3.2 Gas sensing performances

Gas sensor's responses to 10 ppm n-butanol were gauged in the temperature interval of 100 to 160 °C to ascertain the optimum operating temperature. All sensors exhibit a “volcano-shaped” trend12 as presented in Fig. 4(a). With the rising temperature, the responses initially increase and subsequently decrease. At low temperatures, gas sensors typically exhibit low sensitivity since gas molecules do not possess sufficient energy to bind chemisorbed oxygen ions. As the operating temperature further rises, the sensitivity increases owing to enhanced reaction kinetics and increased gas diffusion. However, when the operating temperature exceeds a certain threshold, gas molecules do not fully react with the chemisorbed oxygen ions before escaping from the material.13 Consequently, excessively high temperatures can decrease the sensitivity of gas sensors. According to the data presented in Fig. 4(a), all gas sensors attain the maximum response at 130 °C. In addition to that, the Ni/Fe-2 gas sensor demonstrates the highest response (29.747), which is approximately three to sixfold greater than that of others. The increased gas sensitivity is mainly attributed to the Ni/Fe-2 composite composed of nanoblocks assembled from different sized nanospheres. The distinctive structure gives rise to a high porosity surface, which promotes gas adsorption and desorption. In conclusion, the Ni/Fe-2 sensor exhibits superior gas sensitivity towards n-butanol.
image file: d3ra07264a-f4.tif
Fig. 4 (a) The responses of sensors in the range of 100–160 °C. (b) Variation of sensor resistances (Ra) at various temperatures.

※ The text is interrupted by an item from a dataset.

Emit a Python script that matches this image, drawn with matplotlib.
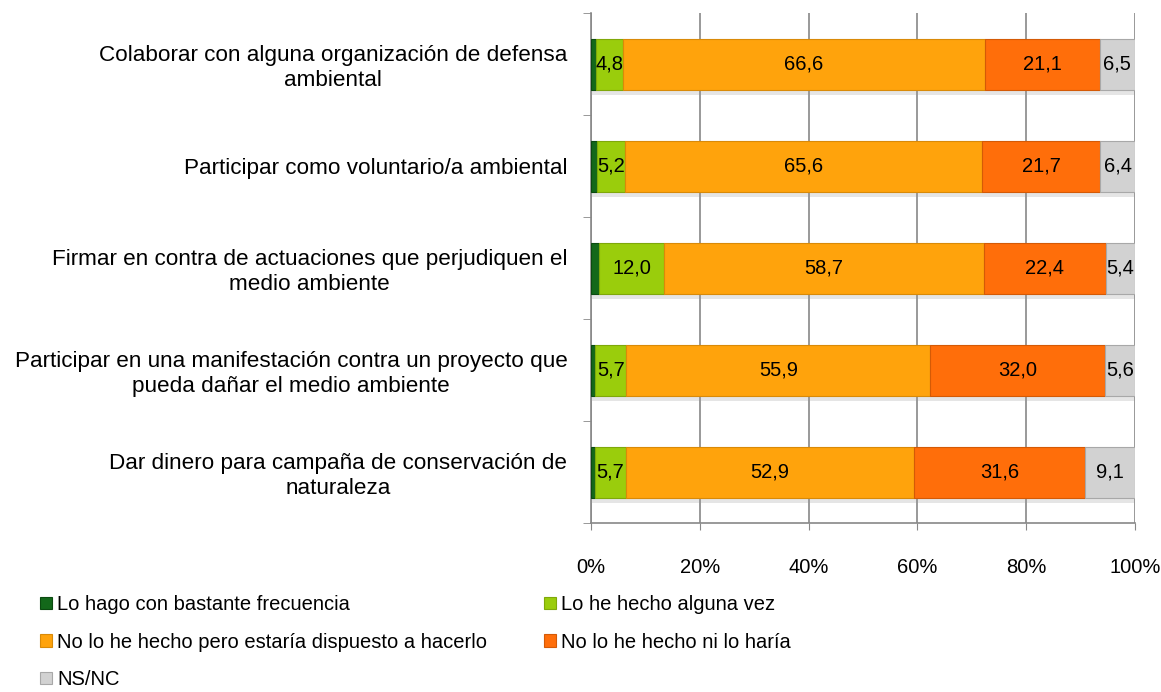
import matplotlib
matplotlib.use("Agg")
import matplotlib.pyplot as plt
import matplotlib.patheffects as pe
from matplotlib.patches import Patch
import numpy as np

plt.rcParams['font.family'] = ['Liberation Sans', 'DejaVu Sans']

categories = [
    "Colaborar con alguna organización de defensa\nambiental",
    "Participar como voluntario/a ambiental",
    "Firmar en contra de actuaciones que perjudiquen el\nmedio ambiente",
    "Participar en una manifestación contra un proyecto que\npueda dañar el medio ambiente",
    "Dar dinero para campaña de conservación de\nnaturaleza",
]
series_names = [
    "Lo hago con bastante frecuencia",
    "Lo he hecho alguna vez",
    "No lo he hecho pero estaría dispuesto a hacerlo",
    "No lo he hecho ni lo haría",
    "NS/NC",
]
frecuencia = [1.0, 1.1, 1.5, 0.8, 0.7]
alguna_vez = [4.8, 5.2, 12.0, 5.7, 5.7]
dispuesto = [66.6, 65.6, 58.7, 55.9, 52.9]
no_haria = [21.1, 21.7, 22.4, 32.0, 31.6]
nsnc = [6.5, 6.4, 5.4, 5.6, 9.1]
xticks = [0, 20, 40, 60, 80, 100]
xticklabels = ["0%", "20%", "40%", "60%", "80%", "100%"]

colors = ["#13681A", "#9ACD0C", "#FFA30C", "#FF6E0A", "#D2D2D2"]
edge_colors = ["#0B4A10", "#7FA80A", "#D98A08", "#D45A06", "#A8A8A8"]
label_series = [False, True, True, True, True]

fig = plt.figure(figsize=(11.61, 6.92), dpi=100)
ax = fig.add_axes([591/1161, 1 - 523/692, (1135 - 591)/1161, (523 - 13)/692])

data = [frecuencia, alguna_vez, dispuesto, no_haria, nsnc]
ypos = np.arange(len(categories))
left = np.zeros(len(categories))
for i, vals in enumerate(data):
    vals = np.array(vals)
    bars = ax.barh(ypos, vals, left=left, height=0.5, color=colors[i],
                   edgecolor=edge_colors[i], linewidth=0.8, zorder=3)
    for b in bars:
        b.set_path_effects([pe.SimplePatchShadow(offset=(0, -4), shadow_rgbFace='#9a9a9a', alpha=0.25), pe.Normal()])
    if label_series[i]:
        for y, l, v in zip(ypos, left, vals):
            ax.text(l + v / 2, y, f"{v:.1f}".replace('.', ','), ha='center', va='center',
                    fontsize=14.5, color='black', zorder=5)
    left = left + vals

ax.set_xlim(0, 100)
ax.set_ylim(len(categories) - 0.5, -0.5)
ax.set_xticks(xticks)
ax.set_xticklabels(xticklabels, fontsize=14.5)
ax.set_yticks(ypos)
ax.set_yticklabels(categories, fontsize=16.2)
for t in ax.get_yticklabels():
    t.set_multialignment('center')
ax.set_yticks(np.arange(-0.5, len(categories), 1.0), minor=True)
ax.tick_params(axis='y', which='major', length=0, pad=17)
ax.tick_params(axis='y', which='minor', length=6, color='#888888', direction='out')
ax.tick_params(axis='x', which='major', length=5, color='#888888', direction='out', pad=20)

ax.grid(axis='x', color='#888888', linewidth=1.2, zorder=0)
ax.set_axisbelow(True)
for s in ['top', 'right']:
    ax.spines[s].set_visible(False)
for s in ['left', 'bottom']:
    ax.spines[s].set_color('#888888')
    ax.spines[s].set_linewidth(1.2)

handles = [Patch(facecolor=c, edgecolor=e, linewidth=0.8) for c, e in zip(colors, edge_colors)]
leg_kw = dict(loc='upper left', frameon=False, fontsize=14.5, handlelength=0.6, handleheight=0.6,
              handletextpad=0.25, labelspacing=0.92, borderaxespad=0, borderpad=0)
leg1 = fig.legend([handles[0], handles[2], handles[4]],
                  [series_names[0], series_names[2], series_names[4]],
                  bbox_to_anchor=(40/1161, 1 - 595/692), **leg_kw)
leg2 = fig.legend([handles[1], handles[3]],
                  [series_names[1], series_names[3]],
                  bbox_to_anchor=(544/1161, 1 - 595/692), **leg_kw)

fig.savefig("out.png", dpi=100)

The resistance variation of sensors with the operating temperature at 100–160 °C is depicted in Fig. 4(b). The results apparently indicate that with the ascending operating temperature, the sensor resistances noticeably decrease. The observed phenomenon aligns with the electrical characteristics of semiconductor materials.14 When the sensor is exposed to air, oxygen captures electrons within the nanomaterial and then adsorbs onto the surface as oxygen ions. Consequently, for n-type sensing materials, the decrease in carrier concentration increases material resistance. Conversely, for p-type sensing materials, oxygen adsorption raises hole concentration, reducing the material's resistance. Therefore, a deduction can be made that the resistance of the n-type sensor exceeds that of the p-type sensor. Furthermore, over the entire temperature range, the samples with low Ni element content exhibited higher resistances than those with higher content, which arises from the synergistic interplay between the material's oxygen adsorption capacity and electron mobility.10 These findings emphasize the potential for further enhancement of gas sensitivity in Ni/Fe-2 sensor.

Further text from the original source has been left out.